§ **Task**
Give the data below again, word for word.

§ **Data extract**
☆ ☆ ☆ ☆

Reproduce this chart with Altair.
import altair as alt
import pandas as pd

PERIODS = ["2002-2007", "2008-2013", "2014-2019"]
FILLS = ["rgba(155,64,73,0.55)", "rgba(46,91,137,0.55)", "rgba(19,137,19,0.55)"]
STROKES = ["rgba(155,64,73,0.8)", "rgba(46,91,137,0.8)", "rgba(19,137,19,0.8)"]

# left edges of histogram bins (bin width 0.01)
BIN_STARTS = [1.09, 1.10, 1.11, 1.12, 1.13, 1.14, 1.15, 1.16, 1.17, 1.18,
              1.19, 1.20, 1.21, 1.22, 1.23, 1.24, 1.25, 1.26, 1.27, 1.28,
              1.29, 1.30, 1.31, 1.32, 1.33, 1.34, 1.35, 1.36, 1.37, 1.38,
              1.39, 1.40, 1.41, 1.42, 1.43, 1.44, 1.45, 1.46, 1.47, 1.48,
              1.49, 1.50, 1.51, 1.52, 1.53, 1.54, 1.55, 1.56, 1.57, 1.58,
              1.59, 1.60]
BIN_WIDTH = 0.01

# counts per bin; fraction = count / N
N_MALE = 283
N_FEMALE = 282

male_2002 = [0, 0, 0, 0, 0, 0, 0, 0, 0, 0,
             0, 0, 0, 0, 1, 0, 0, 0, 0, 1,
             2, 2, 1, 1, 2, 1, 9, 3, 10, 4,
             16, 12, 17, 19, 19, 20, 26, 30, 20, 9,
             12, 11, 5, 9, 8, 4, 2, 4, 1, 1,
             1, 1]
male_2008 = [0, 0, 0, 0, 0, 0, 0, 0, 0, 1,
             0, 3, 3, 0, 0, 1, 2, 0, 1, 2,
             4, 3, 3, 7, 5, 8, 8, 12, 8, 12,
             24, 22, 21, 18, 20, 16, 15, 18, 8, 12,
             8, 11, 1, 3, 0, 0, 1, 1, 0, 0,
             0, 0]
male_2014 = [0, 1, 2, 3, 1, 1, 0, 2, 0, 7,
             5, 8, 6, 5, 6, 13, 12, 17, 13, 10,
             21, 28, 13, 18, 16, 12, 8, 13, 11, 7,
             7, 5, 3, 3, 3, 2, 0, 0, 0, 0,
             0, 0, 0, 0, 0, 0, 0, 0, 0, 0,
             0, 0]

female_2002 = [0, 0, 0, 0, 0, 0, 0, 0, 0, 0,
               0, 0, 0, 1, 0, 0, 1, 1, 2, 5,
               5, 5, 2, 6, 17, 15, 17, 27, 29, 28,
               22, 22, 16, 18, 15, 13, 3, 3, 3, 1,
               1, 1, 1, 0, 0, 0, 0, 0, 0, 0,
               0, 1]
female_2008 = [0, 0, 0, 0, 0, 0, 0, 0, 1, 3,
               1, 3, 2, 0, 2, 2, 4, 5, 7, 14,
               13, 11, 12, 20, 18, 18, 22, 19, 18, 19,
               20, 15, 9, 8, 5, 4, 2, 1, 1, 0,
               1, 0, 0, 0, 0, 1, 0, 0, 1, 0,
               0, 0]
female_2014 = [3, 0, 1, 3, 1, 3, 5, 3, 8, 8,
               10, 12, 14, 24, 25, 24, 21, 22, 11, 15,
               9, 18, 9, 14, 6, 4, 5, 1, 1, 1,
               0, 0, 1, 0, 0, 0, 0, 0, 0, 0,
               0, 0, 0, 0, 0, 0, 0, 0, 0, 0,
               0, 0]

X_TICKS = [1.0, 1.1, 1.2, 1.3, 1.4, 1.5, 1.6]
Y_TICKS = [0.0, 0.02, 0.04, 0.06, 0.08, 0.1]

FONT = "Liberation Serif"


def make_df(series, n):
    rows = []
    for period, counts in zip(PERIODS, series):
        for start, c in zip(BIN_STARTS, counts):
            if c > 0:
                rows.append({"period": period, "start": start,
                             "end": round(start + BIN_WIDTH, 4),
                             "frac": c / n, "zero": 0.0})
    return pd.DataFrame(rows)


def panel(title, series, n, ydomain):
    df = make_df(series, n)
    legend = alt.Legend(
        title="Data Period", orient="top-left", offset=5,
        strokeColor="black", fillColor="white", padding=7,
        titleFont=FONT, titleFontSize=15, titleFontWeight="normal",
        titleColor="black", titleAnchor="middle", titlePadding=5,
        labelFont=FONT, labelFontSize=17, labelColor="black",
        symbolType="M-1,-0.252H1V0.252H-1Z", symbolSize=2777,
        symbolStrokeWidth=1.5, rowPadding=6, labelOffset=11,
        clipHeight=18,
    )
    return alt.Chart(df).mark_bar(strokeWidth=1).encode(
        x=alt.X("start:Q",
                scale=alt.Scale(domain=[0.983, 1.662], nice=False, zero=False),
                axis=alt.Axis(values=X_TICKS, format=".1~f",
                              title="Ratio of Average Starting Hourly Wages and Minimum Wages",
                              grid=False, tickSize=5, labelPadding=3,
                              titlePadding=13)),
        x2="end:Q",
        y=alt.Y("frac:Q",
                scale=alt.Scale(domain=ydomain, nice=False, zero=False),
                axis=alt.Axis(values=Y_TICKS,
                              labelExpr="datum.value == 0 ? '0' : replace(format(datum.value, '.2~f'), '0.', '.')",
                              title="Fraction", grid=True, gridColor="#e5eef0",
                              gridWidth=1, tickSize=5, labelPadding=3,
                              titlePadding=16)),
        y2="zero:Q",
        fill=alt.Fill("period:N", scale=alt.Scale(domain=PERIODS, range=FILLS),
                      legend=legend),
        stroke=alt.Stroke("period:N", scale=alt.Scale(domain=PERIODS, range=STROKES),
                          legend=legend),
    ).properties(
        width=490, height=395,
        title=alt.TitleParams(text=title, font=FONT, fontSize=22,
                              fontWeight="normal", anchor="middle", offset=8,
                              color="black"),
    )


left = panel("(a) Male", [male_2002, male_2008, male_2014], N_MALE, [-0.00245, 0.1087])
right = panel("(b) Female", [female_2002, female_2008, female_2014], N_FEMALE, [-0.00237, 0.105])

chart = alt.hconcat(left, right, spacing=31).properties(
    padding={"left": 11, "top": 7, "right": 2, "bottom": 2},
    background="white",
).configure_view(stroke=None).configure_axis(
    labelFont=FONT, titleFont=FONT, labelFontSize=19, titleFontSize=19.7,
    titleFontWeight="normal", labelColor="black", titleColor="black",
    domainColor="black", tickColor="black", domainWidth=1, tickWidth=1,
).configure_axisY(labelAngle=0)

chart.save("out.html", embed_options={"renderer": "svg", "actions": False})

☆ ☆ ☆ ☆

§ **Answer for the task**
Reproduce this chart with Altair.
import altair as alt
import pandas as pd

PERIODS = ["2002-2007", "2008-2013", "2014-2019"]
FILLS = ["rgba(155,64,73,0.55)", "rgba(46,91,137,0.55)", "rgba(19,137,19,0.55)"]
STROKES = ["rgba(155,64,73,0.8)", "rgba(46,91,137,0.8)", "rgba(19,137,19,0.8)"]

# left edges of histogram bins (bin width 0.01)
BIN_STARTS = [1.09, 1.10, 1.11, 1.12, 1.13, 1.14, 1.15, 1.16, 1.17, 1.18,
              1.19, 1.20, 1.21, 1.22, 1.23, 1.24, 1.25, 1.26, 1.27, 1.28,
              1.29, 1.30, 1.31, 1.32, 1.33, 1.34, 1.35, 1.36, 1.37, 1.38,
              1.39, 1.40, 1.41, 1.42, 1.43, 1.44, 1.45, 1.46, 1.47, 1.48,
              1.49, 1.50, 1.51, 1.52, 1.53, 1.54, 1.55, 1.56, 1.57, 1.58,
              1.59, 1.60]
BIN_WIDTH = 0.01

# counts per bin; fraction = count / N
N_MALE = 283
N_FEMALE = 282

male_2002 = [0, 0, 0, 0, 0, 0, 0, 0, 0, 0,
             0, 0, 0, 0, 1, 0, 0, 0, 0, 1,
             2, 2, 1, 1, 2, 1, 9, 3, 10, 4,
             16, 12, 17, 19, 19, 20, 26, 30, 20, 9,
             12, 11, 5, 9, 8, 4, 2, 4, 1, 1,
             1, 1]
male_2008 = [0, 0, 0, 0, 0, 0, 0, 0, 0, 1,
             0, 3, 3, 0, 0, 1, 2, 0, 1, 2,
             4, 3, 3, 7, 5, 8, 8, 12, 8, 12,
             24, 22, 21, 18, 20, 16, 15, 18, 8, 12,
             8, 11, 1, 3, 0, 0, 1, 1, 0, 0,
             0, 0]
male_2014 = [0, 1, 2, 3, 1, 1, 0, 2, 0, 7,
             5, 8, 6, 5, 6, 13, 12, 17, 13, 10,
             21, 28, 13, 18, 16, 12, 8, 13, 11, 7,
             7, 5, 3, 3, 3, 2, 0, 0, 0, 0,
             0, 0, 0, 0, 0, 0, 0, 0, 0, 0,
             0, 0]

female_2002 = [0, 0, 0, 0, 0, 0, 0, 0, 0, 0,
               0, 0, 0, 1, 0, 0, 1, 1, 2, 5,
               5, 5, 2, 6, 17, 15, 17, 27, 29, 28,
               22, 22, 16, 18, 15, 13, 3, 3, 3, 1,
               1, 1, 1, 0, 0, 0, 0, 0, 0, 0,
               0, 1]
female_2008 = [0, 0, 0, 0, 0, 0, 0, 0, 1, 3,
               1, 3, 2, 0, 2, 2, 4, 5, 7, 14,
               13, 11, 12, 20, 18, 18, 22, 19, 18, 19,
               20, 15, 9, 8, 5, 4, 2, 1, 1, 0,
               1, 0, 0, 0, 0, 1, 0, 0, 1, 0,
               0, 0]
female_2014 = [3, 0, 1, 3, 1, 3, 5, 3, 8, 8,
               10, 12, 14, 24, 25, 24, 21, 22, 11, 15,
               9, 18, 9, 14, 6, 4, 5, 1, 1, 1,
               0, 0, 1, 0, 0, 0, 0, 0, 0, 0,
               0, 0, 0, 0, 0, 0, 0, 0, 0, 0,
               0, 0]

X_TICKS = [1.0, 1.1, 1.2, 1.3, 1.4, 1.5, 1.6]
Y_TICKS = [0.0, 0.02, 0.04, 0.06, 0.08, 0.1]

FONT = "Liberation Serif"


def make_df(series, n):
    rows = []
    for period, counts in zip(PERIODS, series):
        for start, c in zip(BIN_STARTS, counts):
            if c > 0:
                rows.append({"period": period, "start": start,
                             "end": round(start + BIN_WIDTH, 4),
                             "frac": c / n, "zero": 0.0})
    return pd.DataFrame(rows)


def panel(title, series, n, ydomain):
    df = make_df(series, n)
    legend = alt.Legend(
        title="Data Period", orient="top-left", offset=5,
        strokeColor="black", fillColor="white", padding=7,
        titleFont=FONT, titleFontSize=15, titleFontWeight="normal",
        titleColor="black", titleAnchor="middle", titlePadding=5,
        labelFont=FONT, labelFontSize=17, labelColor="black",
        symbolType="M-1,-0.252H1V0.252H-1Z", symbolSize=2777,
        symbolStrokeWidth=1.5, rowPadding=6, labelOffset=11,
        clipHeight=18,
    )
    return alt.Chart(df).mark_bar(strokeWidth=1).encode(
        x=alt.X("start:Q",
                scale=alt.Scale(domain=[0.983, 1.662], nice=False, zero=False),
                axis=alt.Axis(values=X_TICKS, format=".1~f",
                              title="Ratio of Average Starting Hourly Wages and Minimum Wages",
                              grid=False, tickSize=5, labelPadding=3,
                              titlePadding=13)),
        x2="end:Q",
        y=alt.Y("frac:Q",
                scale=alt.Scale(domain=ydomain, nice=False, zero=False),
                axis=alt.Axis(values=Y_TICKS,
                              labelExpr="datum.value == 0 ? '0' : replace(format(datum.value, '.2~f'), '0.', '.')",
                              title="Fraction", grid=True, gridColor="#e5eef0",
                              gridWidth=1, tickSize=5, labelPadding=3,
                              titlePadding=16)),
        y2="zero:Q",
        fill=alt.Fill("period:N", scale=alt.Scale(domain=PERIODS, range=FILLS),
                      legend=legend),
        stroke=alt.Stroke("period:N", scale=alt.Scale(domain=PERIODS, range=STROKES),
                          legend=legend),
    ).properties(
        width=490, height=395,
        title=alt.TitleParams(text=title, font=FONT, fontSize=22,
                              fontWeight="normal", anchor="middle", offset=8,
                              color="black"),
    )


left = panel("(a) Male", [male_2002, male_2008, male_2014], N_MALE, [-0.00245, 0.1087])
right = panel("(b) Female", [female_2002, female_2008, female_2014], N_FEMALE, [-0.00237, 0.105])

chart = alt.hconcat(left, right, spacing=31).properties(
    padding={"left": 11, "top": 7, "right": 2, "bottom": 2},
    background="white",
).configure_view(stroke=None).configure_axis(
    labelFont=FONT, titleFont=FONT, labelFontSize=19, titleFontSize=19.7,
    titleFontWeight="normal", labelColor="black", titleColor="black",
    domainColor="black", tickColor="black", domainWidth=1, tickWidth=1,
).configure_axisY(labelAngle=0)

chart.save("out.html", embed_options={"renderer": "svg", "actions": False})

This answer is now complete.